Tratando de apuntalar esa misma aseveración, cita también a continuación al filósofo “vitalista” Henri Bergson:

El sentimiento de lo bello no es un sentimiento específico… todo sentimiento experimentado por nosotros asumirá un carácter estético siempre que haya sido sugerido y no causado… Así pues, tenemos distintas fases en el progreso de un sentimiento estético como en el estado de hipnotismo…

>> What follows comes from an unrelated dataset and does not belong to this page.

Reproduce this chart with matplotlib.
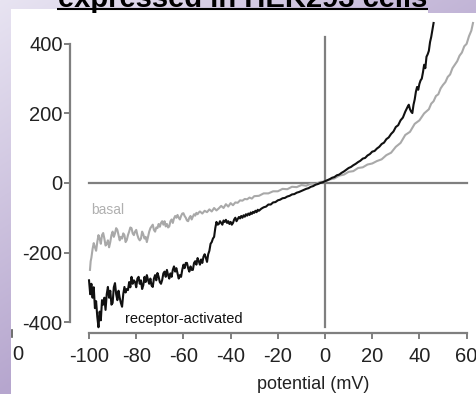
import matplotlib
matplotlib.use('Agg')
import matplotlib.pyplot as plt
import numpy as np
from matplotlib.patches import Rectangle

plt.rcParams['font.family'] = ['Liberation Sans', 'DejaVu Sans']

# ---------------- data ----------------
act_mv = [-100, -99.5, -99, -98.5, -98, -97.5, -97, -96.5, -96, -95.5, -95, -94.5, -94, -93.5, -93,
          -92.5, -92, -91.5, -91, -90.5, -90, -89.5, -89, -88.5, -88, -87.5, -87, -86.5, -86, -85.5,
          -85, -84.5, -84, -83.5, -83, -82.5, -82, -81.5, -81, -80.5, -80, -79.5, -79, -78.5, -78,
          -77.5, -77, -76.5, -76, -75.5, -75, -74.5, -74, -73.5, -73, -72.5, -72, -71.5, -71, -70.5,
          -70, -69.5, -69, -68.5, -68, -67.5, -67, -66.5, -66, -65.5, -65, -64.5, -64, -63.5, -63,
          -62.5, -62, -61.5, -61, -60.5, -60, -59.5, -59, -58.5, -58, -57.5, -57, -56.5, -56, -55.5,
          -55, -54.5, -54, -53.5, -53, -52.5, -52, -51.5, -51, -50.5, -50, -49.5, -49, -48.5, -48,
          -47.5, -47, -46.5, -46, -45.5, -45, -44.5, -44, -43.5, -43, -42.5, -42, -41.5, -41, -40.5,
          -40, -39.5, -39, -38.5, -38, -37.5, -37, -36.5, -36, -35.5, -35, -34.5, -34, -33.5, -33,
          -32.5, -32, -31.5, -31, -30.5, -30, -29.5, -29, -28.5, -28, -27, -26,
          -25, -24, -23, -22, -21, -20, -19, -18, -17, -16, -15, -14, -13, -12, -11, -10, -9, -8, -7,
          -6, -5, -4, -3, -2, -1, 0, 1, 2, 3, 4, 5, 6, 7, 8, 9, 10,
          11, 12, 13, 14, 15, 16, 17, 18, 19, 20, 21, 22, 23, 24, 25, 26, 27, 28, 29, 30, 31, 32, 33, 34,
          35, 35.5, 36, 36.5,
          37, 37.5, 38, 38.5, 39, 39.5, 40, 40.5, 41, 41.5, 42, 42.5, 43, 43.5, 44, 44.5, 45, 45.5, 46]
act_pa = [-280, -320, -290, -330, -300, -360, -340, -385, -415, -370, -395, -337, -350, -330, -365,
          -320, -299, -330, -310, -350, -345, -300, -288, -320, -337, -310, -330, -345, -356, -320,
          -299, -315, -305, -308, -285, -300, -270, -290, -280, -285, -300, -275, -270, -290, -280,
          -305, -294, -270, -285, -265, -279, -290, -275, -295, -299, -275, -265, -280, -259, -270,
          -285, -290, -279, -260, -255, -270, -250, -265, -275, -260, -270, -250, -240, -255, -245,
          -260, -275, -265, -270, -250, -235, -245, -230, -230, -245, -255, -240, -250, -250, -230,
          -225, -235, -216, -225, -235, -220, -230, -212, -205, -215, -227, -205, -195, -175, -170,
          -160, -155, -130, -112, -120, -118, -110, -115, -120, -108, -112, -106, -115, -110, -118,
          -112, -120, -115, -105, -100, -110, -104, -98, -102, -95, -100, -93, -97, -90, -94,
          -88, -92, -85, -89, -83, -86, -80, -84, -77, -80, -74, -70,
          -68, -62, -62, -56, -55, -50, -48, -44, -43, -39, -37, -33, -32, -28, -26, -23, -20, -17, -15,
          -11, -9, -5, -3, 0, 2, 5, 8, 11, 15, 17, 22, 24, 29, 33, 38, 43,
          46, 51, 55, 60, 64, 70, 72, 79, 83, 90, 92, 99, 104, 112, 116, 126, 131, 141, 148, 161, 166, 180, 188, 205,
          219, 225, 212, 205,
          201, 225, 240, 262, 276, 268, 285, 295, 300, 318, 340, 330, 363, 370, 380, 405, 420, 440, 460]

bas_mv = [-99.6, -99.3, -99, -98.5, -98, -97.5, -97, -96.5, -96, -95.5, -95, -94.5, -94, -93.5, -93,
          -92.5, -92, -91.5, -91, -90.5, -90, -89.5, -89, -88.5, -88, -87.5, -87, -86.5, -86, -85.5,
          -85, -84.5, -84, -83.5, -83, -82.5, -82, -81.5, -81, -80.5, -80, -79.5, -79, -78.5, -78,
          -77.5, -77, -76.5, -76, -75.5, -75, -74.5, -74, -73.5, -73, -72.5, -72, -71.5, -71, -70.5,
          -70, -69.5, -69, -68.5, -68, -67.5, -67, -66.5, -66, -65.5, -65, -64.5, -64, -63.5, -63,
          -62.5, -62, -61.5, -61, -60.5, -60, -59.5, -59, -58.5, -58, -57.5, -57, -56.5, -56, -55.5,
          -55, -54.5, -54, -53.5, -53, -52, -51, -50, -49, -48, -47, -46, -45, -44, -43, -42, -41,
          -40, -39, -38, -37, -36, -35, -34, -33, -32, -31, -30, -28, -26, -24, -22, -20, -18, -16,
          -14, -12, -10, -8, -6, -4, -2, 0, 2, 4, 6, 8, 10, 12, 14, 16, 18, 20, 22, 24, 26, 28, 30,
          32, 34, 36, 38, 40, 42, 44, 45, 46, 47, 48, 49, 50, 51, 52, 53, 54, 55, 56, 57, 58, 59, 60,
          61, 62, 62.7]
bas_pa = [-250, -225, -215, -190, -173, -185, -195, -170, -150, -160, -175, -150, -144, -160, -180,
          -175, -165, -185, -170, -150, -140, -155, -145, -130, -135, -150, -165, -155, -160, -145,
          -150, -170, -164, -150, -140, -128, -130, -145, -150, -140, -135, -150, -160, -165, -160,
          -140, -148, -160, -155, -170, -155, -140, -130, -125, -120, -135, -140, -128, -130, -118,
          -126, -115, -110, -120, -110, -125, -118, -128, -125, -110, -105, -115, -102, -95, -100,
          -92, -100, -105, -95, -88, -87, -95, -100, -108, -110, -100, -95, -105, -97, -90,
          -94, -86, -90, -85, -82, -88, -80, -84, -76, -82, -72, -79, -73, -66, -72, -61, -68,
          -58, -64, -56, -57, -50, -51, -46, -47, -42, -45, -38, -37, -30, -30, -24, -24, -17, -18,
          -11, -12, -6, -8, -2, -3, 3, 4, 10, 13, 21, 24, 32, 34, 43, 45, 53, 56, 63, 68, 80, 87, 104,
          115, 138, 147, 170, 180, 200, 212, 228, 235, 250, 255, 272, 282, 290, 305, 312, 330, 340, 350, 366, 375, 393, 400,
          422, 438, 460]

x_ticks = [-100, -80, -60, -40, -20, 0, 20, 40, 60]
y_ticks = [-400, -200, 0, 200, 400]

# ---------------- figure ----------------
W, H = 477, 394
fig = plt.figure(figsize=(W / 100, H / 100), dpi=100)

bg = fig.add_axes([0, 0, 1, 1])
bg.set_axis_off()
yy, xx = np.mgrid[0:H, 0:W]
t = np.clip(0.75 * xx / W + yy / H, 0, 1)
light = np.array([232, 228, 242]) / 255
dark = np.array([182, 166, 206]) / 255
img = light + (dark - light) * t[..., None]
bg.imshow(img, extent=[0, W, H, 0], aspect='auto')
bg.set_xlim(0, W)
bg.set_ylim(H, 0)
bg.add_patch(Rectangle((11, 13), W - 11, H - 13, color='white', lw=0))
bg.add_patch(Rectangle((11, 9), 428 - 11, 4, color='white', lw=0))
bg.plot([57, 428], [8.5, 8.5], color='black', lw=1.5, solid_capstyle='butt')
bg.text(242.5, 6.5, 'expressed in HEK293 cells', ha='center', va='baseline',
        fontsize=21, fontweight='bold', color='black')
bg.text(313, 389, 'potential (mV)', ha='center', va='baseline', fontsize=13, color='#222222')
bg.text(18, 360, '0', ha='center', va='baseline', fontsize=14.5, color='#222222')
bg.plot([12, 12], [330, 337], color='#555555', lw=1.2)

ax = fig.add_axes([60 / W, (H - 345) / H, (W - 60) / W, 330 / H])
ax.patch.set_alpha(0)
ax.set_xlim(-112.3, 64.4)
ax.set_ylim(-466, 483)

axis_col = '#7f7f7f'
ax.plot([-100, 60], [0, 0], color=axis_col, lw=1.6, zorder=1)
ax.plot([0, 0], [-415, 420], color=axis_col, lw=1.6, zorder=1)

ax.plot(bas_mv, bas_pa, color='#a9a9a9', lw=1.5, zorder=2)
ax.plot(act_mv, act_pa, color='#111111', lw=1.5, zorder=3)

ax.text(-99.2, -89, 'basal', color='#b0b0b0', fontsize=10, ha='left', va='baseline')
ax.text(-84.7, -403, 'receptor-activated', color='#111111', fontsize=10.5, ha='left', va='baseline')

for s in ['top', 'right']:
    ax.spines[s].set_visible(False)
ax.spines['left'].set_position(('data', -108))
ax.spines['left'].set_bounds(-400, 400)
ax.spines['bottom'].set_position(('data', -432))
ax.spines['bottom'].set_bounds(-100, 60)
for s in ['left', 'bottom']:
    ax.spines[s].set_color(axis_col)
    ax.spines[s].set_linewidth(1.6)

ax.set_xticks(x_ticks)
ax.set_yticks(y_ticks)
ax.set_xticklabels([str(v) for v in x_ticks])
ax.set_yticklabels([str(v) for v in y_ticks])
ax.tick_params(axis='both', direction='out', length=4, width=1.4, color=axis_col,
               labelsize=14.5, labelcolor='#222222')
ax.tick_params(axis='x', pad=6)
ax.tick_params(axis='y', pad=1.5)

fig.savefig('out.png', dpi=100)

Sin embargo, la idea central que Cassirer abona y sobre la que insiste es la imposibilidad de un pensamiento puro y ortodoxamente subjetivista, puesto que siempre se muestran como partícipes del fenómeno artístico otros componentes (el mundo, el material con el que se trabaja…) que tensan la experiencia estética en el sentido contrario y obligan a pensar en términos de síntesis. Porque “el arte es expresivo, mas no puede ser expresivo sin ser formativo, y este proceso formativo se lleva a cabo en un determinado medio físico”, argumenta Cassirer. De igual modo, el arte es la expresión de una cierta racionalidad, pero este principio de razón se muestra de una forma específica: se trata de una racionalidad de la forma.

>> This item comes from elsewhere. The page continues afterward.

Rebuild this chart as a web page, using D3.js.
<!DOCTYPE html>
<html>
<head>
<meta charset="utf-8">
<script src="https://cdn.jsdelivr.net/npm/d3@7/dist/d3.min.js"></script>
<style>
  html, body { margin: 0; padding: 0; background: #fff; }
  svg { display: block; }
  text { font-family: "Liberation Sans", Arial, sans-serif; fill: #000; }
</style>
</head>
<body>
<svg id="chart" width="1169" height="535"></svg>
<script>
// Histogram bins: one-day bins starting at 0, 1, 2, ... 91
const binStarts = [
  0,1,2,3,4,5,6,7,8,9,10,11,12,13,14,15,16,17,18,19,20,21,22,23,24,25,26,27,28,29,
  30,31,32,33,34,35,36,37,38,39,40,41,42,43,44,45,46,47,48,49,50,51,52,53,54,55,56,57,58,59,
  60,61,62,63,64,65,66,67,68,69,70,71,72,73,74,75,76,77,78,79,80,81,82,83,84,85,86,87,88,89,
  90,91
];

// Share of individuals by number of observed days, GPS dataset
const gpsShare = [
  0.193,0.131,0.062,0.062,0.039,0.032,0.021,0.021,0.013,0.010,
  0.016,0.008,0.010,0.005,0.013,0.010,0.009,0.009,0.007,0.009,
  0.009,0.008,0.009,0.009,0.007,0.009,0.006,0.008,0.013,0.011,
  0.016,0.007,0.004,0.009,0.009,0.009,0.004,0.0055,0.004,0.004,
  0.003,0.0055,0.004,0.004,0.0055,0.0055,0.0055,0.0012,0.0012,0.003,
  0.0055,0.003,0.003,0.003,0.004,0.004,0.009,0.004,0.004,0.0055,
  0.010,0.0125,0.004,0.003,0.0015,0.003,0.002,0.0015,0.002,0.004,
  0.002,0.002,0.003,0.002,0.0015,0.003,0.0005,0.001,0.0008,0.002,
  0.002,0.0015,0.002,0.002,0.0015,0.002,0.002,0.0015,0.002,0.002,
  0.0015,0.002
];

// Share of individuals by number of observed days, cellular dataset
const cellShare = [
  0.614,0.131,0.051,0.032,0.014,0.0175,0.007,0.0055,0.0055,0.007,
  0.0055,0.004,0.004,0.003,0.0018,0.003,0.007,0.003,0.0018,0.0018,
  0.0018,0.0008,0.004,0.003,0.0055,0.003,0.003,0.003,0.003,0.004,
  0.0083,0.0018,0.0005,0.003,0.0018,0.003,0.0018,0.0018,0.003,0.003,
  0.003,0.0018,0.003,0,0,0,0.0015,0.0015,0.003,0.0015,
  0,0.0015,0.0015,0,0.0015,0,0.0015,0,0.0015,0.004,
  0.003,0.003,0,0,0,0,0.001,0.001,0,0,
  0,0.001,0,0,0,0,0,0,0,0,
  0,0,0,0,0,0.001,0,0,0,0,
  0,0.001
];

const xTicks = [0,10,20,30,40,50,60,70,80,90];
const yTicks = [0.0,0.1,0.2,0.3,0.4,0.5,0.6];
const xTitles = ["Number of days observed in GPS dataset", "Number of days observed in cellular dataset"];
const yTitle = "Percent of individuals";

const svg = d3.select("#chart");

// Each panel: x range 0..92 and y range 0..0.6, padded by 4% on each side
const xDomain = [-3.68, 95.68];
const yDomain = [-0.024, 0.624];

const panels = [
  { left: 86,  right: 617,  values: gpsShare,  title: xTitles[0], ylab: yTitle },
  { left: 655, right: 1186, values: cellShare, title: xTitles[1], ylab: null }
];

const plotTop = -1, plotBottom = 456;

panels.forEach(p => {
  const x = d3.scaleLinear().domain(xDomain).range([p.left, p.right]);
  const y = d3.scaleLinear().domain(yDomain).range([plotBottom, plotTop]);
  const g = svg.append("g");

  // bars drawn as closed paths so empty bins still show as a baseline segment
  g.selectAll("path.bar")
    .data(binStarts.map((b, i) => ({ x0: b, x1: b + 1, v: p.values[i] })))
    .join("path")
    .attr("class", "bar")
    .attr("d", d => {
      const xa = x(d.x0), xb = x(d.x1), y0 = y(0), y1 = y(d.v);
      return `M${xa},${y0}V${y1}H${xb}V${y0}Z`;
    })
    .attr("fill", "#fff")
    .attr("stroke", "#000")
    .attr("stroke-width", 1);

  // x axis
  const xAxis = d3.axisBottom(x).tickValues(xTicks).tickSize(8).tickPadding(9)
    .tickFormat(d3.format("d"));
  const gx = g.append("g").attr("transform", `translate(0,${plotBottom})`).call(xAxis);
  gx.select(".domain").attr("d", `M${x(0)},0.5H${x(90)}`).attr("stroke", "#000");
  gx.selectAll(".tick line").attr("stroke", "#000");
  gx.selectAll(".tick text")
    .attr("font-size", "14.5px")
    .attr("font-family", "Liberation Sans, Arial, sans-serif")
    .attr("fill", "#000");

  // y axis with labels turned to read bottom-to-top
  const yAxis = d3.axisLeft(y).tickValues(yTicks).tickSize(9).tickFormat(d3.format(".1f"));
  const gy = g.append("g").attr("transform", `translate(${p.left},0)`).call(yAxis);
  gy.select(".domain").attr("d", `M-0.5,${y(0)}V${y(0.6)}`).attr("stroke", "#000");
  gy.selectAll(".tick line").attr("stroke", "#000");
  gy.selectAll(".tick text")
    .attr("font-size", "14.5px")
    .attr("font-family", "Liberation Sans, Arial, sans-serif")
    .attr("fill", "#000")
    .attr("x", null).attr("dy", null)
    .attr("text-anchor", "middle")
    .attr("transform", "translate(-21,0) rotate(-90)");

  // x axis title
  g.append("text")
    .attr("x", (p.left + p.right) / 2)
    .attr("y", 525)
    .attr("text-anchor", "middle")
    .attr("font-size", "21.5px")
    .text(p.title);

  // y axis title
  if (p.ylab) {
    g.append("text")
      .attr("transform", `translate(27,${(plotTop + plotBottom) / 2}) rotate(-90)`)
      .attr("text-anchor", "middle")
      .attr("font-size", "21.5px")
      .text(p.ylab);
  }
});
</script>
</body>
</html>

A manera de resumen y conclusión, habría que señalar que el subjetivismo, y el conjunto de ideas que esta denominación arrastra consigo, del mismo modo que el objetivismo aplicado al arte, sólo acercan al pensamiento verdades parciales, modos mutilados de la comprensión del fenómeno estético. Por esta razón, Cassirer ofrece su teoría del símbolo a la manera de una síntesis que permitiría reunir de modo superador los aciertos e iluminaciones de cada uno de esos dos polos en la amalgama de la forma.

En uno de los textos que podrán leerse a continuación, el perteneciente a Oscar Wilde, puede encontrarse una definición del arte como “la natural expresión de la interioridad de un ser excepcional”, que se ajusta de manera plena a la ideología estética descrita como constitutiva de la esfera del arte moderno. Sin embargo, habría que agregar como conclusión y cierre, que el “sujeto artista” no sólo es “excepcional” por sus características de genio que lo apartan del común de los mortales, por la intuición de la forma cuya sutil apreciación le pertenece por naturaleza, sino también porque hace a su excepcionalidad la de ser el encargado de sintetizar la cultura de un pueblo.

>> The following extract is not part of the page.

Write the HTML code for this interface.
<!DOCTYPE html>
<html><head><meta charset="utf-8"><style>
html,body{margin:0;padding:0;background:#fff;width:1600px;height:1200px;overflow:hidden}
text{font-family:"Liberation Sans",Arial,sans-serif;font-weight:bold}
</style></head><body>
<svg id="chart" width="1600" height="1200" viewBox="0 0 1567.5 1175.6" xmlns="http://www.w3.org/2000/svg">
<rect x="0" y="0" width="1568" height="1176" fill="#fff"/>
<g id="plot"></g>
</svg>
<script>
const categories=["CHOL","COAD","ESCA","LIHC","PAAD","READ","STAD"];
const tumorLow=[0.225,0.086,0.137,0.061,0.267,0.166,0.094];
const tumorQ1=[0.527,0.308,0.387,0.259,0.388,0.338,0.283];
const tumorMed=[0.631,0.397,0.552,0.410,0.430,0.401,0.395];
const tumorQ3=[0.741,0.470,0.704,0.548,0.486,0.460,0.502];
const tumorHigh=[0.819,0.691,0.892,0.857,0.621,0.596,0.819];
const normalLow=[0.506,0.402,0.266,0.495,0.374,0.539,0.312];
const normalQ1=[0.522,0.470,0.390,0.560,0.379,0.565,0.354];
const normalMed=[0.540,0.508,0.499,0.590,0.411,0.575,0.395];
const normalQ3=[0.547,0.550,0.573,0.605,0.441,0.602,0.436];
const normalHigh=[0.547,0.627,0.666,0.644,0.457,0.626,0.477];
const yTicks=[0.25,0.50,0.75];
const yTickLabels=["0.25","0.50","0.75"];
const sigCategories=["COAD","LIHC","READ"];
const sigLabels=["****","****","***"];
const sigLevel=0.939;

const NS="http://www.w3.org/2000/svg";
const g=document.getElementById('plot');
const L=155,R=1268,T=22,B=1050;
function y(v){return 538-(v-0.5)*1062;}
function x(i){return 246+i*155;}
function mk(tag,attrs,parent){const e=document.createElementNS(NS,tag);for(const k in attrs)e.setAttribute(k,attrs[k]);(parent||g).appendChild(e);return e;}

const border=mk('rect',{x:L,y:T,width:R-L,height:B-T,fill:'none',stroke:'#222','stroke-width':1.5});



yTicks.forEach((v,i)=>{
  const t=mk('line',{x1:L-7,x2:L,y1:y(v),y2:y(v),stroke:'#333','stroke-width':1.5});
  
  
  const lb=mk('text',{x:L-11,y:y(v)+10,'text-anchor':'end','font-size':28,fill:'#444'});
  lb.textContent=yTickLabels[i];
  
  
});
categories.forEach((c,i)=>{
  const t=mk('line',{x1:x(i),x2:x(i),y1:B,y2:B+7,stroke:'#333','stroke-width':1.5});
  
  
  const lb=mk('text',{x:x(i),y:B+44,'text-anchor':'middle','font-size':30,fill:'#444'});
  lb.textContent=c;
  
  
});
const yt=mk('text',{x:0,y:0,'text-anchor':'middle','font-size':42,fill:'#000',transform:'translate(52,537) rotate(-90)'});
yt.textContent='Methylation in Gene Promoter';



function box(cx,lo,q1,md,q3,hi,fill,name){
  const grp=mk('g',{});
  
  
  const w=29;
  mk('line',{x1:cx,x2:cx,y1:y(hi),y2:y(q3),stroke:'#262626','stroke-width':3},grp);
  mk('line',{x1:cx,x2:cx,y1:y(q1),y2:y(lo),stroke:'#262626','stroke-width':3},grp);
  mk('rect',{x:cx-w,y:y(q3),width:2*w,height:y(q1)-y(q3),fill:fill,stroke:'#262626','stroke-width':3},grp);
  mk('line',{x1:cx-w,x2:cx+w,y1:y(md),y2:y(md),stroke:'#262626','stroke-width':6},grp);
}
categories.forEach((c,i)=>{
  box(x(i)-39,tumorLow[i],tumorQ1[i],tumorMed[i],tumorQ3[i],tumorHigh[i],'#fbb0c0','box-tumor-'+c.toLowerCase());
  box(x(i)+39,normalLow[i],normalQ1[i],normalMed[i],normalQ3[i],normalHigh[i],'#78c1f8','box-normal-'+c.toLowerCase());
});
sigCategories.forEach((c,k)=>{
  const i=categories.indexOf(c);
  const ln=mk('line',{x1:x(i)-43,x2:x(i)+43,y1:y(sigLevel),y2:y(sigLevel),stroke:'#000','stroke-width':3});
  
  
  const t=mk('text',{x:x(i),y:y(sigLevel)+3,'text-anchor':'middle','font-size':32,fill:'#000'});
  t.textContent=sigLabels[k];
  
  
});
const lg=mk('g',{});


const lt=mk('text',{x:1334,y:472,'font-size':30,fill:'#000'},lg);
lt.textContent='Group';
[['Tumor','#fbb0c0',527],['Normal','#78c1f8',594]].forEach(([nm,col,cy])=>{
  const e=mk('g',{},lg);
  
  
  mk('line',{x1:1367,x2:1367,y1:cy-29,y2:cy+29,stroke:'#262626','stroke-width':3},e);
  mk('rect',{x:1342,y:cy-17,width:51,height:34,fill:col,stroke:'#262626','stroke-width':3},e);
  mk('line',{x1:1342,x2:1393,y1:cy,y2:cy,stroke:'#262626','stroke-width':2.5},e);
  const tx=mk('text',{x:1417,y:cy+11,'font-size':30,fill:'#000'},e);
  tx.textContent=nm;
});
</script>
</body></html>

Durante el Romanticismo, los grandes pensadores y artistas alemanes y franceses no sólo cantaron loas al genio y la trascendental espiritualidad. Además, también rastrearon en los orígenes mismos de la historia humana los modos en que la sabiduría y los sentimientos de las naciones, las regiones y los pueblos encontraron la vía para su plasmación simbólica en la voz de los cantores y las palabras de los poetas, en los colores y las líneas que traman los pintores y en los sonidos armónicos que hilvanan los músicos.

Así, el “tema de la expresión” excede los límites del sujeto para dar cuenta de la subjetividad en un plano y una proporción mayor para que la ideología se vuelva “idiosincracia”, modo de ser comunitario del cual el artista se convierte en testigo, depositario y revelador (tal el modo en que se descubre su ser creador), fusión simbólica de tiempo y espacio, mitología.